*Data provided*:
= = = = =
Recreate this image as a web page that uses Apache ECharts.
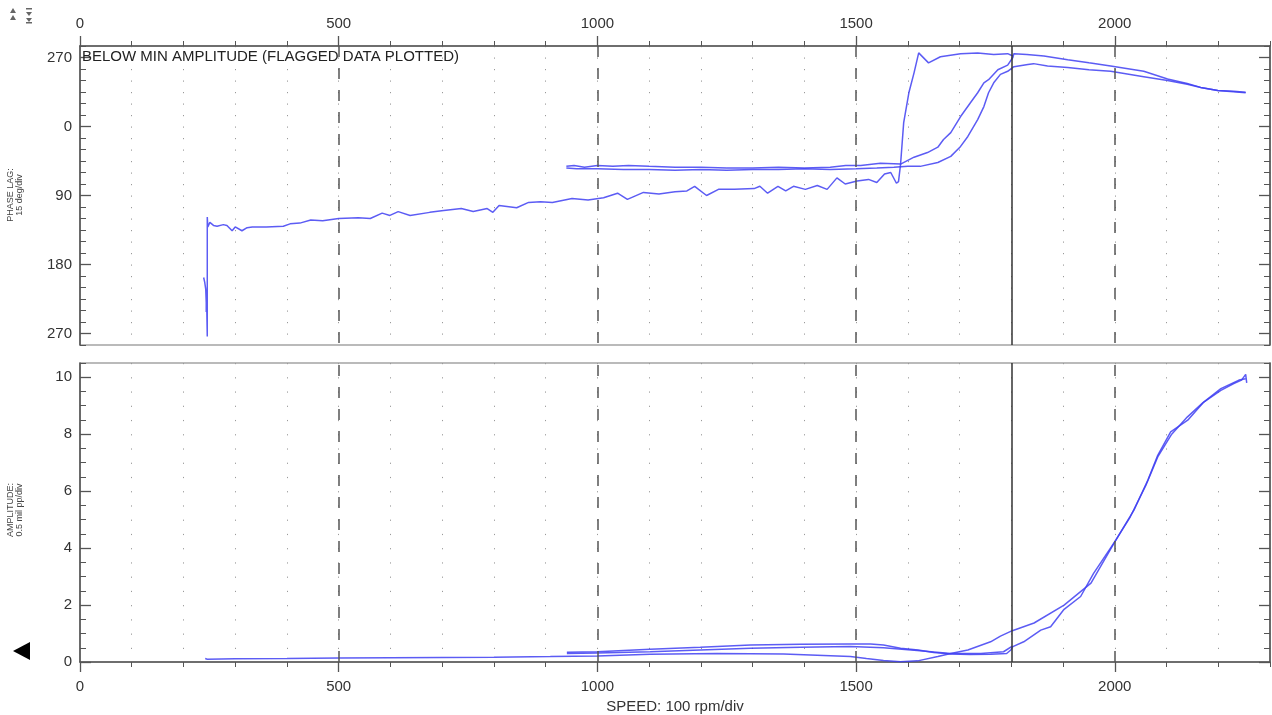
<!DOCTYPE html>
<html><head><meta charset="utf-8">
<script src="https://cdn.jsdelivr.net/npm/echarts@6/dist/echarts.min.js"></script>
<style>html,body{margin:0;padding:0;background:#fff}#c{width:1272px;height:715px}</style>
</head><body><div id="c"></div>
<script>
// ---- tick labels / reference lines ----
const speedLabels = [0, 500, 1000, 1500, 2000];
const phaseLabels = [-90, 0, 90, 180, 270];   // -90 is shown as 270 (phase wrap)
const ampLabels = [0, 2, 4, 6, 8, 10];
const dashedAt = [500, 1000, 1500, 2000];
const cursorRpm = 1800;
const flagText = 'BELOW MIN AMPLITUDE (FLAGGED DATA PLOTTED)';

// ---- phase lag traces [rpm, deg] ----
const phaseA = [[239,197],[241,203],[243,212],[244,230],[244,242],[245,222],[245,236],[246,274],[246,118],[247,131],[251,125],[258,129],[265,130],[277,128],[284,129],[294,136],[300,131],[313,136],[323,132],[333,131],[360,131],[393,130],[406,127],[425,126],[446,122],[469,123],[500,120],[538,119],[561,120],[584,113],[599,116],[615,111],[638,116],[676,112],[699,110],[737,107],[760,111],[787,107],[798,112],[810,103],[844,106],[867,99],[890,98],[913,99],[951,94],[982,96],[1012,93],[1039,87],[1058,95],[1089,86],[1119,88],[1150,85],[1173,84],[1188,78],[1211,90],[1234,82],[1265,82],[1303,81],[1314,78],[1329,87],[1349,78],[1364,84],[1379,78],[1402,82],[1425,77],[1444,82],[1463,67],[1479,75],[1502,71],[1524,69],[1540,73],[1555,62],[1567,60],[1578,74],[1582,72],[1586,49],[1592,-5],[1602,-44],[1612,-70],[1621,-96],[1640,-83],[1663,-91],[1702,-95],[1735,-96],[1766,-94],[1793,-95],[1803,-92]];
const phaseB = [[940,52],[955,51],[975,53],[1000,51],[1030,52],[1060,51],[1100,52],[1150,53],[1200,53],[1250,54],[1300,54],[1350,53],[1400,54],[1450,53],[1480,51],[1509,51],[1547,48],[1586,49],[1612,40],[1638,34],[1658,27],[1669,17],[1683,8],[1702,-13],[1721,-31],[1735,-44],[1747,-57],[1756,-61],[1774,-74],[1793,-80],[1803,-90],[1805,-95],[1830,-94],[1863,-92],[1909,-87],[1950,-83],[1992,-79],[2056,-72],[2102,-62],[2140,-56],[2166,-51],[2199,-47],[2230,-46],[2253,-44.6]];
const phaseC = [[940,54],[960,55],[1000,55],[1050,56],[1100,56],[1150,57],[1200,56],[1250,57],[1300,56],[1350,56],[1400,55],[1450,56],[1500,55],[1540,54],[1573,53],[1600,52],[1624,52],[1658,47],[1683,39],[1702,26],[1716,13],[1735,-9],[1747,-26],[1756,-44],[1766,-57],[1779,-68],[1793,-72],[1805,-78],[1832,-81],[1843,-82],[1870,-79],[1909,-77],[1950,-74],[1992,-72],[2056,-65],[2102,-60],[2140,-55],[2166,-51],[2199,-47],[2253,-44]];

// ---- amplitude traces [rpm, mil pp] ----
const ampA = [[242,0.12],[246,0.1],[300,0.11],[400,0.12],[500,0.14],[600,0.15],[700,0.16],[800,0.17],[909,0.19],[1000,0.21],[1102,0.27],[1231,0.3],[1360,0.28],[1489,0.19],[1520,0.12],[1553,0.05],[1586,0.01],[1619,0.04],[1658,0.19],[1683,0.3],[1716,0.42],[1760,0.71],[1779,0.91],[1802,1.1],[1844,1.37],[1902,2.0],[1954,2.77],[2002,4.28],[2037,5.33],[2064,6.39],[2083,7.26],[2108,8.08],[2141,8.49],[2172,9.13],[2205,9.54],[2230,9.78],[2245,9.9],[2253,10.1],[2255,9.8]];
const ampB = [[941,0.34],[1000,0.36],[1102,0.45],[1199,0.52],[1296,0.6],[1393,0.62],[1489,0.63],[1528,0.63],[1553,0.6],[1586,0.48],[1620,0.42],[1650,0.33],[1683,0.28],[1720,0.26],[1760,0.27],[1791,0.3],[1799,0.42],[1803,0.54],[1805,0.6],[1824,0.71],[1857,1.12],[1876,1.24],[1902,1.85],[1934,2.3],[1959,3.11],[2002,4.28],[2030,5.1],[2060,6.2],[2083,7.2],[2110,8.0],[2140,8.6],[2170,9.1],[2205,9.6],[2240,9.9],[2253,9.95]];
const ampC = [[941,0.3],[1000,0.32],[1102,0.36],[1199,0.42],[1296,0.48],[1393,0.52],[1489,0.54],[1553,0.5],[1618,0.4],[1683,0.3],[1741,0.3],[1785,0.36],[1802,0.56]];

const FONT = 'Liberation Sans, Arial, sans-serif';
const AX = '#555';
const LBL = '#333';
const TRACE = '#4040f2';

function xAxes(grid, pos, labelMargin, dot) {
  return [
    { gridIndex: grid, type: 'value', position: pos, min: 0, max: 2300, interval: 100,
      axisLine: { show: true, onZero: false, lineStyle: { color: AX, width: 1.5 } },
      axisTick: { show: true, inside: false, length: 5, lineStyle: { color: AX } },
      axisLabel: { customValues: speedLabels, fontSize: 15, color: LBL, fontFamily: FONT, margin: labelMargin, formatter: v => String(v) },
      splitLine: { show: true, lineStyle: { color: '#9a9a9a', width: 1, type: dot } } },
    { gridIndex: grid, type: 'value', position: pos, min: 0, max: 2300, interval: 100,
      axisLine: { show: false, onZero: false },
      axisTick: { show: true, inside: false, length: 10, customValues: speedLabels, lineStyle: { color: AX, width: 1.3 } },
      axisLabel: { show: false }, splitLine: { show: false } }
  ];
}
function yAxes(grid, min, max, step, majors, inverse, fmt) {
  const base = { gridIndex: grid, type: 'value', min: min, max: max, interval: step, inverse: inverse, splitLine: { show: false } };
  return [
    Object.assign({}, base, { position: 'left',
      axisLine: { show: true, onZero: false, lineStyle: { color: AX, width: 1.5 } },
      axisTick: { show: true, inside: true, length: 6, lineStyle: { color: AX } },
      axisLabel: { customValues: majors, fontSize: 15, color: LBL, fontFamily: FONT, margin: 8, formatter: fmt } }),
    Object.assign({}, base, { position: 'left', axisLine: { show: false, onZero: false },
      axisTick: { show: true, inside: true, length: 11, customValues: majors, lineStyle: { color: AX, width: 1.3 } },
      axisLabel: { show: false } }),
    Object.assign({}, base, { position: 'right',
      axisLine: { show: true, onZero: false, lineStyle: { color: AX, width: 1.5 } },
      axisTick: { show: true, inside: true, length: 6, lineStyle: { color: AX } },
      axisLabel: { show: false } }),
    Object.assign({}, base, { position: 'right', axisLine: { show: false, onZero: false },
      axisTick: { show: true, inside: true, length: 11, customValues: majors, lineStyle: { color: AX, width: 1.3 } },
      axisLabel: { show: false } })
  ];
}

const refLines = dashedAt.map(v => ({ xAxis: v, lineStyle: { type: [11, 11], color: '#555', width: 1.5 } }))
  .concat([{ xAxis: cursorRpm, lineStyle: { type: 'solid', color: '#333', width: 1.5 } }]);
const markLine = { silent: true, symbol: 'none', label: { show: false }, animation: false, data: refLines };

function trace(data, xi, yi, withMark) {
  const s = { type: 'line', data: data, xAxisIndex: xi, yAxisIndex: yi, symbol: 'none', smooth: false,
    lineStyle: { color: TRACE, width: 1.5, opacity: 0.85 }, z: 3 };
  if (withMark) s.markLine = markLine;
  return s;
}

const chart = echarts.init(document.getElementById('c'), null, { renderer: 'canvas' });
chart.setOption({
  animation: false,
  backgroundColor: '#fff',
  textStyle: { fontFamily: FONT },
  grid: [
    { left: 80, right: 2, top: 46, height: 299, show: true, borderColor: '#777', borderWidth: 1.2, backgroundColor: 'transparent' },
    { left: 80, right: 2, top: 363, height: 299, show: true, borderColor: '#777', borderWidth: 1.2, backgroundColor: 'transparent' }
  ],
  xAxis: xAxes(0, 'top', 15, [1.2, 10.3]).concat(xAxes(1, 'bottom', 17, [1.2, 13.04])),
  yAxis: yAxes(0, -105, 285, 15, phaseLabels, true, v => String(v < 0 ? v + 360 : v))
    .concat(yAxes(1, 0, 10.5, 0.5, ampLabels, false, v => String(v))),
  series: [
    trace(phaseA, 0, 0, true), trace(phaseB, 0, 0, false), trace(phaseC, 0, 0, false),
    trace(ampA, 2, 4, true), trace(ampB, 2, 4, false), trace(ampC, 2, 4, false)
  ],
  graphic: [
    { type: 'text', x: 82, y: 57, z: 10, style: { text: flagText, font: '15px ' + FONT, fill: '#222', textVerticalAlign: 'middle' } },
    { type: 'text', x: 15, y: 195, rotation: Math.PI / 2, style: { text: 'PHASE LAG:\n15 deg/div', font: '9px ' + FONT, fill: '#444', textAlign: 'center', textVerticalAlign: 'middle', lineHeight: 9 } },
    { type: 'text', x: 15, y: 510, rotation: Math.PI / 2, style: { text: 'AMPLITUDE:\n0.5 mil pp/div', font: '9px ' + FONT, fill: '#444', textAlign: 'center', textVerticalAlign: 'middle', lineHeight: 9 } },
    { type: 'text', x: 675, y: 707, style: { text: 'SPEED: 100 rpm/div', font: '15px ' + FONT, fill: LBL, textAlign: 'center', textVerticalAlign: 'middle' } },
    { type: 'polygon', shape: { points: [[13, 651], [30, 642], [30, 660]] }, style: { fill: '#000' } },
    { type: 'polygon', shape: { points: [[10, 13], [13, 8], [16, 13]] }, style: { fill: '#666' } },
    { type: 'polygon', shape: { points: [[10, 20], [13, 15], [16, 20]] }, style: { fill: '#666' } },
    { type: 'polygon', shape: { points: [[26, 12], [29, 16], [32, 12]] }, style: { fill: '#666' } },
    { type: 'polygon', shape: { points: [[26, 18], [29, 22], [32, 18]] }, style: { fill: '#666' } },
    { type: 'rect', shape: { x: 26, y: 8, width: 6, height: 1.5 }, style: { fill: '#666' } },
    { type: 'rect', shape: { x: 26, y: 22, width: 6, height: 1.5 }, style: { fill: '#666' } }
  ]
});
</script>
</body></html>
= = = = =
Take the material above from its first line through the line holding "const flagText = 'BELOW" and set it down exactly, without the pictures.

*Answer to this problem*:
Recreate this image as a web page that uses Apache ECharts.
<!DOCTYPE html>
<html><head><meta charset="utf-8">
<script src="https://cdn.jsdelivr.net/npm/echarts@6/dist/echarts.min.js"></script>
<style>html,body{margin:0;padding:0;background:#fff}#c{width:1272px;height:715px}</style>
</head><body><div id="c"></div>
<script>
// ---- tick labels / reference lines ----
const speedLabels = [0, 500, 1000, 1500, 2000];
const phaseLabels = [-90, 0, 90, 180, 270];   // -90 is shown as 270 (phase wrap)
const ampLabels = [0, 2, 4, 6, 8, 10];
const dashedAt = [500, 1000, 1500, 2000];
const cursorRpm = 1800;
const flagText = 'BELOW MIN AMPLITUDE (FLAGGED DATA PLOTTED)';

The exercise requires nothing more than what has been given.